La seule bonne nouvelle est venue de Bruxelles, avec le sommet européen qui a "endossé" l'objectif de neutralité climatique de l'UE d'ici 2050. Mais sans la Pologne, très dépendante du charbon. Et les Européens ne se prononceront pas avant l'été sur le relèvement de leurs engagements pour 2030.
Alors les appels à se montrer plus ambitieux se sont multipliés.
"La Coalition pour l'ambition ne partira pas sans un appel clair à ce que tous les pays relèvent leur ambition l'an prochain", a déclaré Tina Stege, envoyé climat des Iles Marshall.
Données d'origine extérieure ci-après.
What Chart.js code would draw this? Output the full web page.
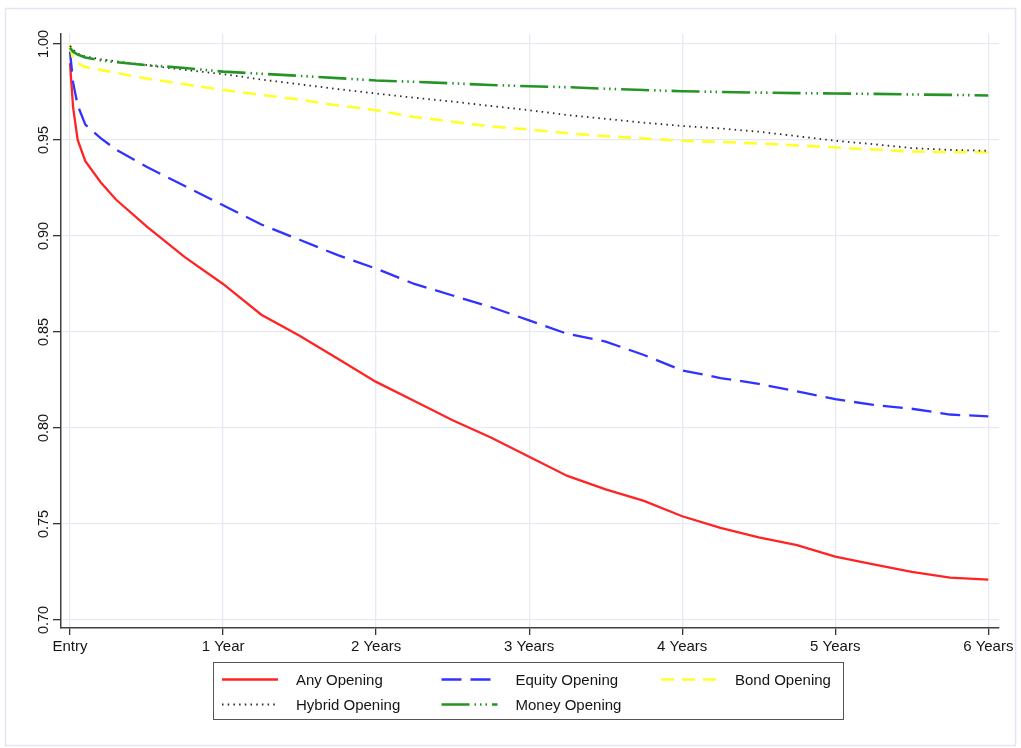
<!DOCTYPE html>
<html>
<head>
<meta charset="utf-8">
<script src="https://cdn.jsdelivr.net/npm/chart.js@4.4.1/dist/chart.umd.min.js"></script>
<style>
html, body { margin: 0; padding: 0; background: #fff; }
#wrap { position: relative; width: 1021px; height: 748px; }
</style>
</head>
<body>
<div id="wrap"><canvas id="survivalChart" width="1021" height="748"></canvas></div>
<script>
// tiempo desde la entrada (años)
const years = [0, 0.02, 0.05, 0.1, 0.2, 0.3, 0.5, 0.75, 1, 1.25, 1.5, 1.75, 2, 2.25, 2.5, 2.75,
               3, 3.25, 3.5, 3.75, 4, 4.25, 4.5, 4.75, 5, 5.25, 5.5, 5.75, 6];

const anyOpening    = [0.990, 0.967, 0.950, 0.939, 0.928, 0.919, 0.905, 0.889, 0.875, 0.859, 0.848, 0.836, 0.824, 0.814, 0.804, 0.795,
                       0.785, 0.775, 0.768, 0.762, 0.754, 0.748, 0.743, 0.739, 0.733, 0.729, 0.725, 0.722, 0.721];
const equityOpening = [0.996, 0.980, 0.968, 0.958, 0.951, 0.945, 0.936, 0.926, 0.916, 0.906, 0.898, 0.890, 0.883, 0.875, 0.869, 0.863,
                       0.856, 0.849, 0.845, 0.838, 0.830, 0.826, 0.823, 0.819, 0.815, 0.812, 0.810, 0.807, 0.806];
const bondOpening   = [0.9995, 0.992, 0.990, 0.988, 0.9865, 0.985, 0.982, 0.979, 0.976, 0.9735, 0.971, 0.968, 0.9655, 0.962, 0.9595, 0.957,
                       0.9555, 0.9535, 0.952, 0.9508, 0.9496, 0.949, 0.9482, 0.9472, 0.9461, 0.945, 0.944, 0.9436, 0.9436];
const hybridOpening = [0.999, 0.997, 0.995, 0.9935, 0.992, 0.991, 0.989, 0.9865, 0.9843, 0.9815, 0.979, 0.9765, 0.9742, 0.972, 0.970, 0.9677,
                       0.9655, 0.963, 0.961, 0.959, 0.9573, 0.956, 0.9543, 0.952, 0.9496, 0.9478, 0.9458, 0.9448, 0.9444];
const moneyOpening  = [0.998, 0.996, 0.9945, 0.993, 0.9915, 0.9905, 0.989, 0.9875, 0.9856, 0.9845, 0.9834, 0.9822, 0.981, 0.9803, 0.9795, 0.9786,
                       0.978, 0.9775, 0.9767, 0.976, 0.9754, 0.975, 0.9747, 0.9744, 0.9742, 0.974, 0.9737, 0.9735, 0.9732];

const seriesLabels = ['Any Opening', 'Equity Opening', 'Bond Opening', 'Hybrid Opening', 'Money Opening'];

const xTickValues = [0, 1, 2, 3, 4, 5, 6];
const xTickLabels = ['Entry', '1 Year', '2 Years', '3 Years', '4 Years', '5 Years', '6 Years'];
const yTickValues = [0.70, 0.75, 0.80, 0.85, 0.90, 0.95, 1.00];
const yTickLabels = ['0.70', '0.75', '0.80', '0.85', '0.90', '0.95', '1.00'];

const FONT = "'Liberation Sans', Arial, sans-serif";

function toPoints(vals) {
    return years.map((t, i) => ({ x: t, y: vals[i] }));
}

function lineDataset(label, vals, color, width, dash, order) {
    return {
        label: label,
        data: toPoints(vals),
        borderColor: color,
        borderWidth: width,
        borderDash: dash,
        pointRadius: 0,
        tension: 0,
        fill: false,
        order: order
    };
}

// marco exterior, etiquetas giradas del eje Y y leyenda con recuadro
const stataDecor = {
    id: 'stataDecor',
    beforeDraw(chart) {
        const ctx = chart.ctx;
        ctx.save();
        ctx.fillStyle = '#fff';
        ctx.fillRect(0, 0, chart.width, chart.height);
        ctx.strokeStyle = '#E3E7F1';
        ctx.lineWidth = 1.5;
        ctx.strokeRect(5.5, 8.5, 1010, 737);
        ctx.restore();
    },
    afterDraw(chart) {
        const ctx = chart.ctx;
        const yScale = chart.scales.y;
        ctx.save();
        ctx.fillStyle = '#151515';
        ctx.font = '14.5px ' + FONT;
        ctx.textAlign = 'center';
        ctx.textBaseline = 'alphabetic';
        yTickValues.forEach((v, i) => {
            const py = yScale.getPixelForValue(v);
            ctx.save();
            ctx.translate(48, py);
            ctx.rotate(-Math.PI / 2);
            ctx.fillText(yTickLabels[i], 0, 0);
            ctx.restore();
        });

        // leyenda
        const boxW = 630, boxH = 57;
        const boxX = 213.5;
        const boxY = chart.chartArea.bottom + 34.5;
        ctx.strokeStyle = '#555';
        ctx.lineWidth = 1;
        ctx.strokeRect(boxX, boxY, boxW, boxH);
        ctx.font = '15px ' + FONT;
        ctx.textAlign = 'left';
        ctx.textBaseline = 'middle';
        chart.data.datasets.forEach((ds, i) => {
            const col = i % 3, row = Math.floor(i / 3);
            const x0 = boxX + 8.5 + col * 219.5;
            const y0 = boxY + 17 + row * 25;
            ctx.save();
            ctx.strokeStyle = ds.borderColor;
            ctx.lineWidth = ds.borderWidth;
            ctx.setLineDash(ds.borderDash || []);
            ctx.beginPath();
            ctx.moveTo(x0, y0);
            ctx.lineTo(x0 + 56, y0);
            ctx.stroke();
            ctx.restore();
            ctx.fillStyle = '#151515';
            ctx.fillText(ds.label, x0 + 74, y0 + 1);
        });
        ctx.restore();
    }
};

const ctx = document.getElementById('survivalChart').getContext('2d');
const chart = new Chart(ctx, {
    type: 'line',
    data: {
        datasets: [
            lineDataset(seriesLabels[0], anyOpening, '#FF2424', 2.3, [], 4),
            lineDataset(seriesLabels[1], equityOpening, '#3232FF', 2.3, [20, 9], 3),
            lineDataset(seriesLabels[2], bondOpening, '#FFFF2A', 2.6, [13, 8], 2),
            lineDataset(seriesLabels[3], hybridOpening, '#2a2a2a', 1.8, [1.5, 4.2], 1),
            lineDataset(seriesLabels[4], moneyOpening, '#249424', 2.6, [28, 5, 1.5, 4, 1.5, 4, 1.5, 5], 0)
        ]
    },
    options: {
        responsive: false,
        animation: false,
        events: [],
        layout: {
            autoPadding: false,
            padding: { left: 0, top: 34, right: 22, bottom: 90 }
        },
        plugins: {
            legend: { display: false },
            tooltip: { enabled: false }
        },
        scales: {
            x: {
                type: 'linear',
                min: -0.059,
                max: 6.07,
                afterBuildTicks: s => { s.ticks = xTickValues.map(v => ({ value: v })); },
                afterFit: s => { s.height = 30; },
                ticks: {
                    autoSkip: false,
                    maxRotation: 0,
                    padding: 3,
                    color: '#151515',
                    font: { size: 15, family: FONT },
                    callback: (v, i) => xTickLabels[i]
                },
                grid: { color: '#E6EAF3', lineWidth: 1.3, tickColor: '#333', tickLength: 7 },
                border: { display: true, color: '#404040', width: 1.5 }
            },
            y: {
                type: 'linear',
                min: 0.6958,
                max: 1.0052,
                afterBuildTicks: s => { s.ticks = yTickValues.map(v => ({ value: v })); },
                afterFit: s => { s.width = 61; },
                ticks: { display: false },
                grid: { color: '#E6EAF3', lineWidth: 1.3, tickColor: '#333', tickLength: 8 },
                border: { display: true, color: '#404040', width: 1.5 }
            }
        }
    },
    plugins: [stataDecor]
});
</script>
</body>
</html>
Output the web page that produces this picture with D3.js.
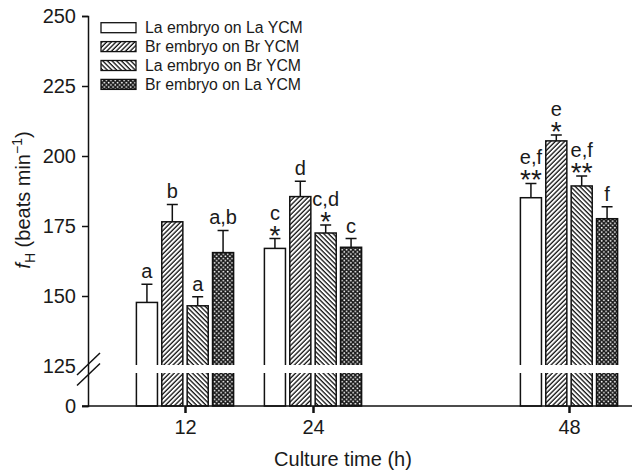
<!DOCTYPE html>
<html>
<head>
<meta charset="utf-8">
<script src="https://cdn.jsdelivr.net/npm/d3@7"></script>
<style>
  body { margin: 0; background: #fff; }
  text { font-family: "Liberation Sans", Arial, sans-serif; fill: #1a1a1a; }
</style>
</head>
<body>
<div id="chart"></div>
<script>
const w = 643;
const h = 472;

// data
const times = [12, 24, 48];
const groups = ['La embryo on La YCM', 'Br embryo on Br YCM', 'La embryo on Br YCM', 'Br embryo on La YCM'];
const laLa = [147.7, 167.0, 185.1];
const brBr = [176.5, 185.5, 205.4];
const laBr = [146.5, 172.5, 189.3];
const brLa = [165.5, 167.4, 177.6];
const laLaErr = [6.5, 3.5, 5.1];
const brBrErr = [6.2, 5.5, 2.1];
const laBrErr = [3.2, 2.9, 3.6];
const brLaErr = [7.9, 3.1, 4.3];
const laLaLetter = ['a', 'c', 'e,f'];
const brBrLetter = ['b', 'd', 'e'];
const laBrLetter = ['a', 'c,d', 'e,f'];
const brLaLetter = ['a,b', 'c', 'f'];
const laLaStar = ['', '*', '**'];
const brBrStar = ['', '', '*'];
const laBrStar = ['', '*', '**'];
const brLaStar = ['', '', ''];
const yTicks = [0, 125, 150, 175, 200, 225, 250];

const series = [
    { name: groups[0], vals: laLa, err: laLaErr, letter: laLaLetter, star: laLaStar, fill: '#fff' },
    { name: groups[1], vals: brBr, err: brBrErr, letter: brBrLetter, star: brBrStar, fill: 'url(#hatchUp)' },
    { name: groups[2], vals: laBr, err: laBrErr, letter: laBrLetter, star: laBrStar, fill: 'url(#hatchDown)' },
    { name: groups[3], vals: brLa, err: brLaErr, letter: brLaLetter, star: brLaStar, fill: 'url(#dots)' }
];

const svg = d3.select('#chart')
    .append('svg')
    .attr('width', w)
    .attr('height', h);

// patterns
const defs = svg.append('defs');
defs.append('pattern')
    .attr('id', 'hatchUp')
    .attr('patternUnits', 'userSpaceOnUse')
    .attr('width', 3.3).attr('height', 3.3)
    .attr('patternTransform', 'rotate(45)')
    .call(p => {
        p.append('rect').attr('width', 3.3).attr('height', 3.3).attr('fill', '#fff');
        p.append('line').attr('x1', 1).attr('x2', 1).attr('y1', 0).attr('y2', 3.3)
            .attr('stroke', '#111').attr('stroke-width', 1.3);
    });
defs.append('pattern')
    .attr('id', 'hatchDown')
    .attr('patternUnits', 'userSpaceOnUse')
    .attr('width', 3.3).attr('height', 3.3)
    .attr('patternTransform', 'rotate(-45)')
    .call(p => {
        p.append('rect').attr('width', 3.3).attr('height', 3.3).attr('fill', '#fff');
        p.append('line').attr('x1', 1).attr('x2', 1).attr('y1', 0).attr('y2', 3.3)
            .attr('stroke', '#111').attr('stroke-width', 1.3);
    });
defs.append('pattern')
    .attr('id', 'dots')
    .attr('patternUnits', 'userSpaceOnUse')
    .attr('width', 4.4).attr('height', 4.4)
    .call(p => {
        p.append('rect').attr('width', 4.4).attr('height', 4.4).attr('fill', '#1a1a1a');
        p.append('circle').attr('cx', 1.1).attr('cy', 1.1).attr('r', 0.9).attr('fill', '#fff');
        p.append('circle').attr('cx', 3.3).attr('cy', 3.3).attr('r', 0.9).attr('fill', '#fff');
    });

// scales (broken y axis: 0..125 squeezed)
const x = d3.scaleLinear().domain([12, 48]).range([185, 569]);
const xBand = d3.scaleBand().domain(groups).range([-48.6, 48.6]).paddingInner(0.17);
const y = d3.scaleLinear().domain([0, 125, 250]).range([406, 366, 16]);

// bars
series.forEach(s => {
    const g = svg.append('g');
    const cx = (d, i) => x(times[i]) + xBand(s.name) + xBand.bandwidth() / 2;

    g.selectAll('rect')
        .data(s.vals)
        .enter()
        .append('rect')
        .attr('x', (d, i) => x(times[i]) + xBand(s.name))
        .attr('y', d => y(d))
        .attr('width', xBand.bandwidth())
        .attr('height', d => y(0) - y(d))
        .attr('fill', s.fill)
        .attr('stroke', '#111')
        .attr('stroke-width', 1.5);

    // error bars
    g.selectAll('.err')
        .data(s.vals)
        .enter()
        .append('path')
        .attr('d', (d, i) => {
            const c = cx(d, i), top = y(d + s.err[i]);
            return `M${c},${y(d)}V${top}M${c - 5.5},${top}H${c + 5.5}`;
        })
        .attr('stroke', '#111')
        .attr('stroke-width', 1.5)
        .attr('fill', 'none');

    // asterisks
    g.selectAll('.star')
        .data(s.vals)
        .enter()
        .append('text')
        .attr('x', (d, i) => cx(d, i))
        .attr('y', (d, i) => y(d + s.err[i]) + 6)
        .attr('text-anchor', 'middle')
        .style('font-size', '28px')
        .text((d, i) => s.star[i]);

    // letters
    g.selectAll('.letter')
        .data(s.vals)
        .enter()
        .append('text')
        .attr('x', (d, i) => cx(d, i))
        .attr('y', (d, i) => y(d + s.err[i]) - (s.star[i] ? 19 : 6))
        .attr('text-anchor', 'middle')
        .style('font-size', '20px')
        .text((d, i) => s.letter[i]);
});

// white gap for the axis break
svg.append('rect')
    .attr('x', 90)
    .attr('y', y(125) - 1)
    .attr('width', w - 90)
    .attr('height', 8)
    .attr('fill', '#fff');

// y axis
const yAxis = d3.axisLeft(y)
    .tickValues(yTicks)
    .tickSize(6)
    .tickPadding(6)
    .tickFormat(d3.format('d'));

const yg = svg.append('g')
    .attr('transform', 'translate(88,0)')
    .call(yAxis);
yg.select('.domain').attr('stroke', '#111').attr('stroke-width', 1.5);
yg.selectAll('.tick line').attr('stroke', '#111').attr('stroke-width', 1.5);
yg.selectAll('.tick line').filter(d => d === 125).remove();
yg.selectAll('.tick text').style('font-size', '20px').attr('fill', '#1a1a1a')
    .attr('font-family', null);

// break marks
[0, 10.5].forEach(off => {
    svg.append('line')
        .attr('x1', 77).attr('y1', y(125) + 9 + off)
        .attr('x2', 100).attr('y2', y(125) - 13 + off)
        .attr('stroke', '#111')
        .attr('stroke-width', 1.5);
});

// x axis
svg.append('line')
    .attr('x1', 82).attr('x2', 632)
    .attr('y1', y(0)).attr('y2', y(0))
    .attr('stroke', '#111')
    .attr('stroke-width', 1.5);

const xAxis = d3.axisBottom(x).tickValues(times).tickSize(7).tickPadding(7);
const xg = svg.append('g')
    .attr('transform', `translate(0,${y(0)})`)
    .call(xAxis);
xg.select('.domain').remove();
xg.selectAll('.tick line').attr('stroke', '#111').attr('stroke-width', 2.5);
xg.selectAll('.tick text').style('font-size', '20px').attr('fill', '#1a1a1a')
    .attr('font-family', null);

// axis titles
svg.append('text')
    .attr('x', x(24) + 30)
    .attr('y', 466)
    .attr('text-anchor', 'middle')
    .style('font-size', '20px')
    .text('Culture time (h)');

const yl = svg.append('text')
    .attr('transform', 'translate(30,200) rotate(-90)')
    .attr('text-anchor', 'middle')
    .style('font-size', '20px');
yl.append('tspan').style('font-style', 'italic').text('f');
yl.append('tspan').attr('dy', 5).style('font-size', '14px').text('H');
yl.append('tspan').attr('dy', -5).text(' (beats min');
yl.append('tspan').attr('dy', -8).style('font-size', '14px').text('−1');
yl.append('tspan').attr('dy', 8).text(')');

// legend
const legend = svg.append('g')
    .attr('transform', 'translate(101,22.7)');
const items = legend.selectAll('g')
    .data(series)
    .enter()
    .append('g')
    .attr('transform', (d, i) => `translate(0,${i * 18.9})`);
items.append('rect')
    .attr('width', 35)
    .attr('height', 10)
    .attr('fill', d => d.fill)
    .attr('stroke', '#111')
    .attr('stroke-width', 1.3);
items.append('text')
    .attr('x', 44)
    .attr('y', 10.5)
    .style('font-size', '15.8px')
    .text(d => d.name);
</script>
</body>
</html>
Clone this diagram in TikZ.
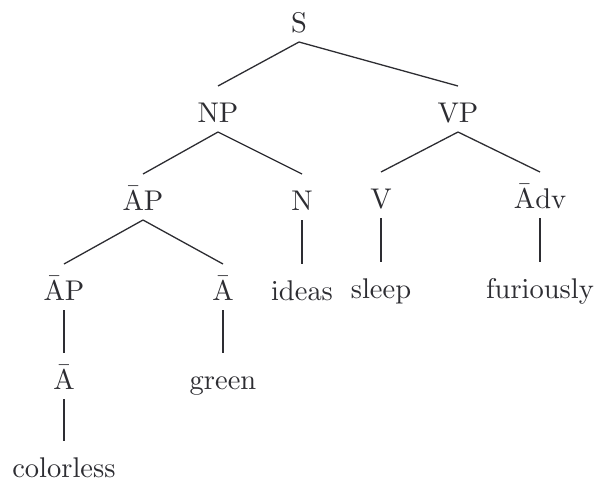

Elle préside ce groupe de pays incluant de nombreux États vulnérables (petites îles, pays les moins avancés...) mais aussi des Européens.
"Il n'y a aucune chance que nous acceptions un compromis qui mette en danger l'intégrité environnementale (de l'accord de Paris), tout simplement aucune chance!", a martelé le vice-président de la Commission européenne chargé du Climat Frans Timmermans, en référence aux discussions sur les marchés carbone.
Dans ce dossier, le Brésil et l'Australie sont accusés de vouloir introduire des règles qui selon les experts saperaient l'objectif même du pacte climatique.
- "Priorité numéro un" -
L'Arabie saoudite, la Chine ou l'Inde, qui insistent sur la responsabilité première des pays développés, sont également dans le collimateur des défenseurs du climat.
Il y a "deux visions" très claires, a résumé la ministre espagnole de l'Environnement Teresa Ribera. "Ceux qui veulent aller plus vite et ceux qui veulent se retrancher derrière ce qui ne fonctionne pas, afin de ne pas avancer".
Dans ce contexte, les millions de jeunes descendus dans les rues à l'instar de l'adolescente suédoise Greta Thunberg risquent d'être amèrement déçus.
"Les yeux du peuple sont tournés vers nous", a ainsi souligné Andres Landerretche, représentant de la présidence chilienne de la COP25.
Mais pour beaucoup d’États, le vrai rendez-vous de l'ambition a toujours été la COP26 à Glasgow, en novembre 2020.
Après le triomphe électoral du Premier ministre britannique Boris Johnson, qui rend le Brexit pratiquement inéluctable l'an prochain, certains observateurs craignent que les autorités britanniques ne puissent dédier toute l'attention nécessaire à la préparation de cette COP26.
Claire O'Neill, qui présidera cette conférence, s'est voulue rassurante vendredi: "Le Premier ministre a parlé de notre engagement légal à la neutralité carbone (...) ce sera notre priorité mondiale numéro un l'an prochain", a-t-elle déclaré à l'AFP.